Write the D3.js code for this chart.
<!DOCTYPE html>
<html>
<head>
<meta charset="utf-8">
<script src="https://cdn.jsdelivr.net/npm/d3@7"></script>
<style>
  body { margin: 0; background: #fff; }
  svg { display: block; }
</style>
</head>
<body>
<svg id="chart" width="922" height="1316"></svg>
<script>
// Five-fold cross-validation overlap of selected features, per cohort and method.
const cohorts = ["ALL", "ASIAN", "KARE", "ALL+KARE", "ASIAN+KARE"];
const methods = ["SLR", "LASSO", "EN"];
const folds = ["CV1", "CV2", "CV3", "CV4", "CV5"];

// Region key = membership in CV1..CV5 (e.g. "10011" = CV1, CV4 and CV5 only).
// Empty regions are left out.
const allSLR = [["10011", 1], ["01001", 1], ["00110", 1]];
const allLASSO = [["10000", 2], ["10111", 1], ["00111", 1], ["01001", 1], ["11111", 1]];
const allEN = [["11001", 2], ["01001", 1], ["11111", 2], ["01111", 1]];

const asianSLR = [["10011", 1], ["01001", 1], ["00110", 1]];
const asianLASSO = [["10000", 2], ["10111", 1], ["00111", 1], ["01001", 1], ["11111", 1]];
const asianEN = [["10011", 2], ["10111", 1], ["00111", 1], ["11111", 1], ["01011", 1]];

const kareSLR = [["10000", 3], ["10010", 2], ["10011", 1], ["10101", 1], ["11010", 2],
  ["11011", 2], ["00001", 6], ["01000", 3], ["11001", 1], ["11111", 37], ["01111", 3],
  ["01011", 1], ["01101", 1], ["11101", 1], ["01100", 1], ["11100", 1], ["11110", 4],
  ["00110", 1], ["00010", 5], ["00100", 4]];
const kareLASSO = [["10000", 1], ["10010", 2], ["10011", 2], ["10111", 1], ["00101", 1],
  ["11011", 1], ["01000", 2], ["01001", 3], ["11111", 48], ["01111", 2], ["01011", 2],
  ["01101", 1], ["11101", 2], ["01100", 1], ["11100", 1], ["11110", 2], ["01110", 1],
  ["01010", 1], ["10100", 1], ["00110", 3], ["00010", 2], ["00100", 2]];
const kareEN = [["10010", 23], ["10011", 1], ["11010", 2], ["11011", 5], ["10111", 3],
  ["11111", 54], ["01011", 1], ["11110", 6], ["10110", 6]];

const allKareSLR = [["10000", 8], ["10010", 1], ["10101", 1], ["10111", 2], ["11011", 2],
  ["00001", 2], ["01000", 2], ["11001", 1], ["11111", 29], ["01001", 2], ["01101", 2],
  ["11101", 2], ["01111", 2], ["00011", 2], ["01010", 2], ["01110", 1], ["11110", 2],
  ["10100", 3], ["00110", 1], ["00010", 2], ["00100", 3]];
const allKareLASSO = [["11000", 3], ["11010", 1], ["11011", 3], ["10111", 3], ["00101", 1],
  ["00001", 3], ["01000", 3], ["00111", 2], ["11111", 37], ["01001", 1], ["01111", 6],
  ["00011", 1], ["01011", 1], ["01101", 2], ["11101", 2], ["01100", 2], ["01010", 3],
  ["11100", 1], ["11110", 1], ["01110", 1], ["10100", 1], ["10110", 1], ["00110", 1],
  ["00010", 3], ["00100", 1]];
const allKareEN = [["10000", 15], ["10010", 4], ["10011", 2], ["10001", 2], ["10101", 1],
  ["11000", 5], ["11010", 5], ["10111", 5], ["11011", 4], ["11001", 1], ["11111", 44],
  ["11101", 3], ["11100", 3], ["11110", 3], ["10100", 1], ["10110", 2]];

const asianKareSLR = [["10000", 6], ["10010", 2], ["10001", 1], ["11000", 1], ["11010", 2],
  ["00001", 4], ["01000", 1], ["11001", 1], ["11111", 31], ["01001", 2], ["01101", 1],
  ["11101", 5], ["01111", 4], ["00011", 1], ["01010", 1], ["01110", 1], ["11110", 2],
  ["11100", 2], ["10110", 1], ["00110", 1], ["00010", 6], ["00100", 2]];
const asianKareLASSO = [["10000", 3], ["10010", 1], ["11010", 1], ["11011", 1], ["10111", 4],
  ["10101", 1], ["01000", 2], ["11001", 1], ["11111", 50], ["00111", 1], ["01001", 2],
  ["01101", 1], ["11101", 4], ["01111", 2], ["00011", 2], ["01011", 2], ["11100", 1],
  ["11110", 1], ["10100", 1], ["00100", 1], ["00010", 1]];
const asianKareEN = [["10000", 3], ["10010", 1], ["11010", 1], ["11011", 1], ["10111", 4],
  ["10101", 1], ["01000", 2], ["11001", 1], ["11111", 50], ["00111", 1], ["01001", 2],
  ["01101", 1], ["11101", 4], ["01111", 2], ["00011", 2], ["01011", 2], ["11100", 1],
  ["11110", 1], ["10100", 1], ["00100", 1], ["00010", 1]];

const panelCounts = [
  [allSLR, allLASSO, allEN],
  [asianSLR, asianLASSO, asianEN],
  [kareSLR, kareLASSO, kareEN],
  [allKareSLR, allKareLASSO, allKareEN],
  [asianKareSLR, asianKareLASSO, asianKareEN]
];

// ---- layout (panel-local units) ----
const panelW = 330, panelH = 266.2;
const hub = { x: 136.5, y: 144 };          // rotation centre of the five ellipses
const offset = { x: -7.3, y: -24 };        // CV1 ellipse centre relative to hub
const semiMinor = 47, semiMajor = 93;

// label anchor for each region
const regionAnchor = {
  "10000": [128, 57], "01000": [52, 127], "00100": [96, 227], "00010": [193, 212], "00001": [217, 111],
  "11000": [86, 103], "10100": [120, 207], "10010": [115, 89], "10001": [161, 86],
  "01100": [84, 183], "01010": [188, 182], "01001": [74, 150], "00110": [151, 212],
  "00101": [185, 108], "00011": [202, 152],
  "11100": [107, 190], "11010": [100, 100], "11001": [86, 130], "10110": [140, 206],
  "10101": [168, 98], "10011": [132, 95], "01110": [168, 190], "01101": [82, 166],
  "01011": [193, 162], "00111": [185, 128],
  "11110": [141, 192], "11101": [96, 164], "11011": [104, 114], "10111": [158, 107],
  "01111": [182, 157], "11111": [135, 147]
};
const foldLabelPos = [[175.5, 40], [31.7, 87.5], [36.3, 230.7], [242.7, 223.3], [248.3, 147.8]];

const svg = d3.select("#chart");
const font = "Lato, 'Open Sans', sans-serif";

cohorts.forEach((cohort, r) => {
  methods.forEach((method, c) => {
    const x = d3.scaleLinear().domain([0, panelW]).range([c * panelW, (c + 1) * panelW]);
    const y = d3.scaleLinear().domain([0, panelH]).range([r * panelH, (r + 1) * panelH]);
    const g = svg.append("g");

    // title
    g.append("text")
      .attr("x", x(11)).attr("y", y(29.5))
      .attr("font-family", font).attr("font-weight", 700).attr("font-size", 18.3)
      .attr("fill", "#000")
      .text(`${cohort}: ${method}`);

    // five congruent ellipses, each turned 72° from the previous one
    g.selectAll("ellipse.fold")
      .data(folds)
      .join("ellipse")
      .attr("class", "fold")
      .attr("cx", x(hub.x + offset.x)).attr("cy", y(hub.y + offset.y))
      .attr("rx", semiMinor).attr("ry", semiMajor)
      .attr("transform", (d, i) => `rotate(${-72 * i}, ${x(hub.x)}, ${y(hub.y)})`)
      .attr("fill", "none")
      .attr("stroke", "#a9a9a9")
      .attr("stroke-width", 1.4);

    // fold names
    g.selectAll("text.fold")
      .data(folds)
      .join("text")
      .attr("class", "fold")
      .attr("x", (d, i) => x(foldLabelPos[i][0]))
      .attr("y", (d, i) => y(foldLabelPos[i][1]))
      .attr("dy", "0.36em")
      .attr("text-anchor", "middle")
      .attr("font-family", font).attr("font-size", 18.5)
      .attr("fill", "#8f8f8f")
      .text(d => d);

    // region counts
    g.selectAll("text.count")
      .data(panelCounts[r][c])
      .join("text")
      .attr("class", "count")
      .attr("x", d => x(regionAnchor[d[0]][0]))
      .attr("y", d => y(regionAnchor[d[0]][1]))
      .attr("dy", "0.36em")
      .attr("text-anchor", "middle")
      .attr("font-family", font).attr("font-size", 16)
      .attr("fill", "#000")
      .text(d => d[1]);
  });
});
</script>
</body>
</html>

§ §

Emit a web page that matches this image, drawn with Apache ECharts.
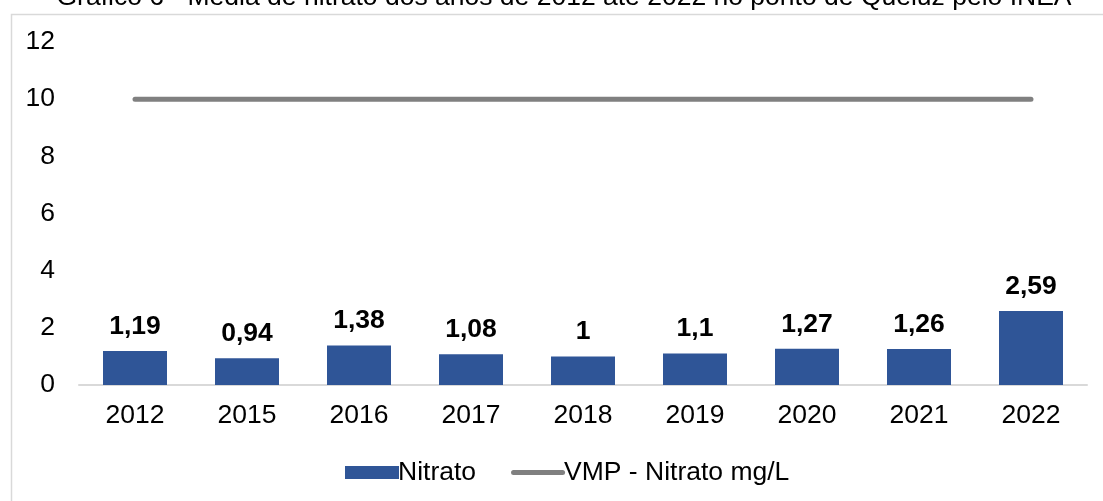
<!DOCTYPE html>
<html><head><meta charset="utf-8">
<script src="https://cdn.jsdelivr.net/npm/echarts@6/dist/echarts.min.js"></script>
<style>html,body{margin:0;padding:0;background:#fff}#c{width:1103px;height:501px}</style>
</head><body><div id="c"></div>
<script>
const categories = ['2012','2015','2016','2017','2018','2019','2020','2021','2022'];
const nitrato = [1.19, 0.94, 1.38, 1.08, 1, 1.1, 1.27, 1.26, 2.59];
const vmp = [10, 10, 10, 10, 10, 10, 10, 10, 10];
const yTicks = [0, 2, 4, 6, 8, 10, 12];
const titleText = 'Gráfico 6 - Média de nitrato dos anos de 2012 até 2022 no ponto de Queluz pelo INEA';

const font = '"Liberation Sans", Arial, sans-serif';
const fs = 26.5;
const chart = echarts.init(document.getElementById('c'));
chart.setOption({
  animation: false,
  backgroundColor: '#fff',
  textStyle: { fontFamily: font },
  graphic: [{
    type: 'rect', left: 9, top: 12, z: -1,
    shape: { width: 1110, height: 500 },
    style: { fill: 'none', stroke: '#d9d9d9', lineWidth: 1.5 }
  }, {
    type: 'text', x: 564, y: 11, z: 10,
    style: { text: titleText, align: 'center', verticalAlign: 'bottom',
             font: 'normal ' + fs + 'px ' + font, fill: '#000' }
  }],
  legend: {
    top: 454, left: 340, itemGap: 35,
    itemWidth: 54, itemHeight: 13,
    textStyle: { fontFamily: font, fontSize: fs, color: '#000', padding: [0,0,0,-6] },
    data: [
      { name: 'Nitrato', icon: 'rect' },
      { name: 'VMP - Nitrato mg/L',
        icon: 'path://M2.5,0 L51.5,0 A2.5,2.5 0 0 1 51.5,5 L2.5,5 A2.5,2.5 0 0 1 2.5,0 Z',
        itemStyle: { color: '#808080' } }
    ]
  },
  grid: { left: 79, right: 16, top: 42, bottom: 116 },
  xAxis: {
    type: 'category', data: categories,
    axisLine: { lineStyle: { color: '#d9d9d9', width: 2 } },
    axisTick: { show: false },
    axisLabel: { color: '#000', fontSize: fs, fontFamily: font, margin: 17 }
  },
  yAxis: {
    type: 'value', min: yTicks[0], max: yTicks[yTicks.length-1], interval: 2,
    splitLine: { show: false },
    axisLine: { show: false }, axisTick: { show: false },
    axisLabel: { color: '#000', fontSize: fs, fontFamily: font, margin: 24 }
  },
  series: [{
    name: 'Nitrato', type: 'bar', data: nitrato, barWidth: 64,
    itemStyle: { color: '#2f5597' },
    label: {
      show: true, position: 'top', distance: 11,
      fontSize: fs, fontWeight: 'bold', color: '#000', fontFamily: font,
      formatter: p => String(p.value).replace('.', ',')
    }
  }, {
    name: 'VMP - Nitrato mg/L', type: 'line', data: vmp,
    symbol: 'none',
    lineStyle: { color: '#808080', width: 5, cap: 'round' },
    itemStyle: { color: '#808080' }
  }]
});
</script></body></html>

§ §

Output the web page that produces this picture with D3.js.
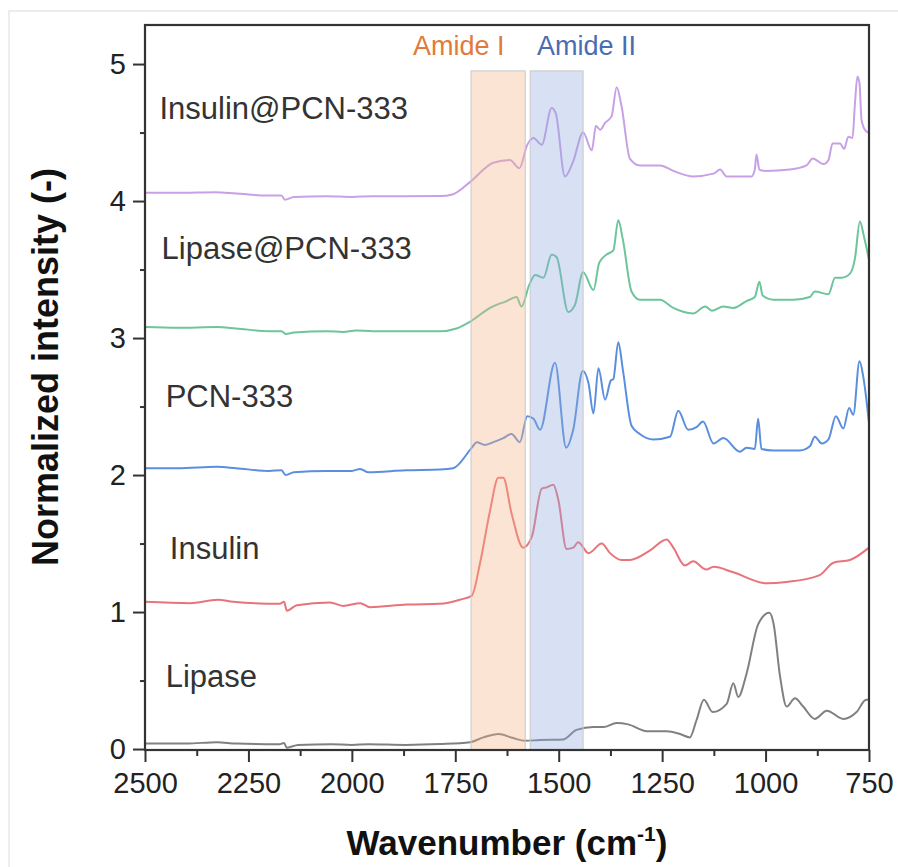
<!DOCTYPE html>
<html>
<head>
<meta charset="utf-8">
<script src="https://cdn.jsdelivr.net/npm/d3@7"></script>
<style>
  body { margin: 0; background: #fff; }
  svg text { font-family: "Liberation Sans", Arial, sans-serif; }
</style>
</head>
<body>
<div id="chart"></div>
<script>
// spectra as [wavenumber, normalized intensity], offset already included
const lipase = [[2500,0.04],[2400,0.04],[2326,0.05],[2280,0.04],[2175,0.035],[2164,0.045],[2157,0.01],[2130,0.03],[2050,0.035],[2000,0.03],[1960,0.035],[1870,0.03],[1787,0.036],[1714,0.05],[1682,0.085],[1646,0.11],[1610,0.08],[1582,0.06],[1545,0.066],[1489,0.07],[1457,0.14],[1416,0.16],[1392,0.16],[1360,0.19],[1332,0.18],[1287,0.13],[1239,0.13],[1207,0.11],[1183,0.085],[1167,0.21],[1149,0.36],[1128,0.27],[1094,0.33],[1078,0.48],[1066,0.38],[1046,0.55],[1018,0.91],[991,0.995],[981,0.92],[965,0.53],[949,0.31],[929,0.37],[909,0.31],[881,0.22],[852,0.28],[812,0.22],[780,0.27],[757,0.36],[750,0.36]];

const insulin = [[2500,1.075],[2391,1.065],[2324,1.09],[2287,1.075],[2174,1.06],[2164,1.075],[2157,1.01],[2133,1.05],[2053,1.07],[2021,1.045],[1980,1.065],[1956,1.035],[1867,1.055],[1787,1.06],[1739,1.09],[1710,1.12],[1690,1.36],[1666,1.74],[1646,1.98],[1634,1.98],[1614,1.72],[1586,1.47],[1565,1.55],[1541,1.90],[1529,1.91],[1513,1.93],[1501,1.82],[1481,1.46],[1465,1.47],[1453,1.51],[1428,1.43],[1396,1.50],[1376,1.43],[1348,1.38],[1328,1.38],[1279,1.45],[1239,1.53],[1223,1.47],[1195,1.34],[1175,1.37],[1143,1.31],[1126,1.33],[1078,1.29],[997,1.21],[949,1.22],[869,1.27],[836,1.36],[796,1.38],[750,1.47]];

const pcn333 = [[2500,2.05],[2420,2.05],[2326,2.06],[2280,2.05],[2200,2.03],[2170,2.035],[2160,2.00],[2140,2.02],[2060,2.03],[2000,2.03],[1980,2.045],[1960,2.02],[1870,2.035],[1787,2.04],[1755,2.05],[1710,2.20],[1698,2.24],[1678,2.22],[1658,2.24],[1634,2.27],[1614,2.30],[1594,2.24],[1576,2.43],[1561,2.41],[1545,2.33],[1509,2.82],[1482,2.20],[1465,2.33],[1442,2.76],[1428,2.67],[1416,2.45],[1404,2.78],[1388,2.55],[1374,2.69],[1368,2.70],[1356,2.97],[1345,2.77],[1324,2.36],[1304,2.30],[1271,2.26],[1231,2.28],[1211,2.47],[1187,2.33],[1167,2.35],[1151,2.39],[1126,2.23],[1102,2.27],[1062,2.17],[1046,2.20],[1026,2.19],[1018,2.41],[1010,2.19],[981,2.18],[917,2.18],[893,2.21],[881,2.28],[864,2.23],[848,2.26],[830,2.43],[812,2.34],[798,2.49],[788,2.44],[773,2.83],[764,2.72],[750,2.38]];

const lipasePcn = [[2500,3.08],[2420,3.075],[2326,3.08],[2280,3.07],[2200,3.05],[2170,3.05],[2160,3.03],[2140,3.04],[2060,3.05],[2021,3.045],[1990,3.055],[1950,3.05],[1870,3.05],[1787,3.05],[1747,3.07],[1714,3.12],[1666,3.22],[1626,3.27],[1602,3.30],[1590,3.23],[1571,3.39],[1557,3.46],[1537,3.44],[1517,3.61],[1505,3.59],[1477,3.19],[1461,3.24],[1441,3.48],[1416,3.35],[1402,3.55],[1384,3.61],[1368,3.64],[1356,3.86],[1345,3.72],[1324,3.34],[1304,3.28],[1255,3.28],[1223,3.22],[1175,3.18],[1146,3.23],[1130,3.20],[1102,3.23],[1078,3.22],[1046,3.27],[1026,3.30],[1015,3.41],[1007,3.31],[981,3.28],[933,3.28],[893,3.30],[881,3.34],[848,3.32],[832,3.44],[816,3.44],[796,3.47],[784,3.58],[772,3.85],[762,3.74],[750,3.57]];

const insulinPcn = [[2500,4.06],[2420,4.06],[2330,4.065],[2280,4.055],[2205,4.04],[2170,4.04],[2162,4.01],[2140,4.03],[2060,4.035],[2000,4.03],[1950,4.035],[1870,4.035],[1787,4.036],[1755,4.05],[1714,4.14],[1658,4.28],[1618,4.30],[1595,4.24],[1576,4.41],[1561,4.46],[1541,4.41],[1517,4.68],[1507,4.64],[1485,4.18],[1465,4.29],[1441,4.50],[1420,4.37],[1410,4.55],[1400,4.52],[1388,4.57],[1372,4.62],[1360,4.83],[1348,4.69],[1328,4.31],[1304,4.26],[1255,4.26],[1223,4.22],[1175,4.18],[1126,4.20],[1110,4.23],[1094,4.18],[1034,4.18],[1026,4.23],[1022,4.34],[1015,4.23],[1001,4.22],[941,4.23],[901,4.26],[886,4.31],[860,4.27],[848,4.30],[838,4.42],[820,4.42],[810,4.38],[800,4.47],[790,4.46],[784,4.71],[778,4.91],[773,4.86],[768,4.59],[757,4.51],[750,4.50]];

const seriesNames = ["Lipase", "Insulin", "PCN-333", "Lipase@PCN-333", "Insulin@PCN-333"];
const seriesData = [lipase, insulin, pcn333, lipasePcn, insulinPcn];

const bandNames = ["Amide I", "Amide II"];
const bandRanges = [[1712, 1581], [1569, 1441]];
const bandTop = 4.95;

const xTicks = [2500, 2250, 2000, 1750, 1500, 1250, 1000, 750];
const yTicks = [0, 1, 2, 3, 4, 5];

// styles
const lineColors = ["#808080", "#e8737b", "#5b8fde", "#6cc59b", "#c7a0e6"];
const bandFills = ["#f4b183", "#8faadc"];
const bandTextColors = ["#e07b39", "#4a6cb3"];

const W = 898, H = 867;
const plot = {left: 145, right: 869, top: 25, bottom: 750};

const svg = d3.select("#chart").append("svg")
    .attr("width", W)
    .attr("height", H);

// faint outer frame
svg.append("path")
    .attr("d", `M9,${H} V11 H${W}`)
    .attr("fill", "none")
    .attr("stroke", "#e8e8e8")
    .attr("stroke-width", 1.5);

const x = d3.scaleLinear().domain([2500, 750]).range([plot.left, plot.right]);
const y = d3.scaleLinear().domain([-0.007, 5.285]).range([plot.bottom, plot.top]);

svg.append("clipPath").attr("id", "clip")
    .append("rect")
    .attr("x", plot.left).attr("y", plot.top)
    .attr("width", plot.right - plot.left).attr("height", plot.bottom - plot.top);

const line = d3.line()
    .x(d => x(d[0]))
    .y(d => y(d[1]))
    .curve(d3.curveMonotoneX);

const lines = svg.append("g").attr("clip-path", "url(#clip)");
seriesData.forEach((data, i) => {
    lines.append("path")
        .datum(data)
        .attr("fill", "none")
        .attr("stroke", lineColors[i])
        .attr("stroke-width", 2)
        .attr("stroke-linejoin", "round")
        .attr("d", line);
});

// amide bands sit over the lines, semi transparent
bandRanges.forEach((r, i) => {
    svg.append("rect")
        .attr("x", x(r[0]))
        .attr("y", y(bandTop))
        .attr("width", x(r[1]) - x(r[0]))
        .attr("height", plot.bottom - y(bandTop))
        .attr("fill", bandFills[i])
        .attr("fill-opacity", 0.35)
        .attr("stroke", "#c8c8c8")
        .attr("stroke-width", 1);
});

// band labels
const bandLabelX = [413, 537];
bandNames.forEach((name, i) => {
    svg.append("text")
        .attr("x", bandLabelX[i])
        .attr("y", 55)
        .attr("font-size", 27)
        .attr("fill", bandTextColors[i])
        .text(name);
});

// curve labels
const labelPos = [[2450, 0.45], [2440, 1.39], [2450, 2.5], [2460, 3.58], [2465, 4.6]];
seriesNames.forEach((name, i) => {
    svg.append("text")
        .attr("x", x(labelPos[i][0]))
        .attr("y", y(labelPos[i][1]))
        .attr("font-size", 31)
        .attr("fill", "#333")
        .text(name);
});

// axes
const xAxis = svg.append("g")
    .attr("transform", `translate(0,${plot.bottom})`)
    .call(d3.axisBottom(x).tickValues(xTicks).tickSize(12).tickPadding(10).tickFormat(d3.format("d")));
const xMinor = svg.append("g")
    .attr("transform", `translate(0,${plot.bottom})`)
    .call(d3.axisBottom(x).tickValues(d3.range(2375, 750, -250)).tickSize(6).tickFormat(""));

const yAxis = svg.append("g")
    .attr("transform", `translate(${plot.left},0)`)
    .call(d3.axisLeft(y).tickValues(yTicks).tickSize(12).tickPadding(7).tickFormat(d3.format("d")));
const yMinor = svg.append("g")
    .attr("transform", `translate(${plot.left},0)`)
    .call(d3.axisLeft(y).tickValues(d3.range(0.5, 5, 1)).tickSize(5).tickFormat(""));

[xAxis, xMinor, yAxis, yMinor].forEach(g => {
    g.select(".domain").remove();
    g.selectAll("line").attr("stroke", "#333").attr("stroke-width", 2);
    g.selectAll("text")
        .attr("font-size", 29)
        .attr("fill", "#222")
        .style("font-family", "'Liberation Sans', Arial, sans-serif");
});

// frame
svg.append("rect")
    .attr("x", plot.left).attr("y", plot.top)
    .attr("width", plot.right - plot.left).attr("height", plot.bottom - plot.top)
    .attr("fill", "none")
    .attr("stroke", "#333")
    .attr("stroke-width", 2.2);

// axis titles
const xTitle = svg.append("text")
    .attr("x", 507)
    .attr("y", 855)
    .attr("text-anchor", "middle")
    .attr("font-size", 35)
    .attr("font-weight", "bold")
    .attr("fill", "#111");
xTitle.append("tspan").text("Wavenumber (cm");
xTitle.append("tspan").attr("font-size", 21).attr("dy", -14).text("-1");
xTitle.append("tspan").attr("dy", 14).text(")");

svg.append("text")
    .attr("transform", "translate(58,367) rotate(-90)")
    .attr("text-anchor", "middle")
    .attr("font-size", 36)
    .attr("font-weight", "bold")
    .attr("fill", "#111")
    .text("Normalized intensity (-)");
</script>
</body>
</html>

§ §

TASK DIRECTIONS:
Pull out every line holding "that" from the records above, and copy it.

FINISHED ANSWER:
Emit a web page that matches this image, drawn with Apache ECharts.
Output the web page that produces this picture with D3.js.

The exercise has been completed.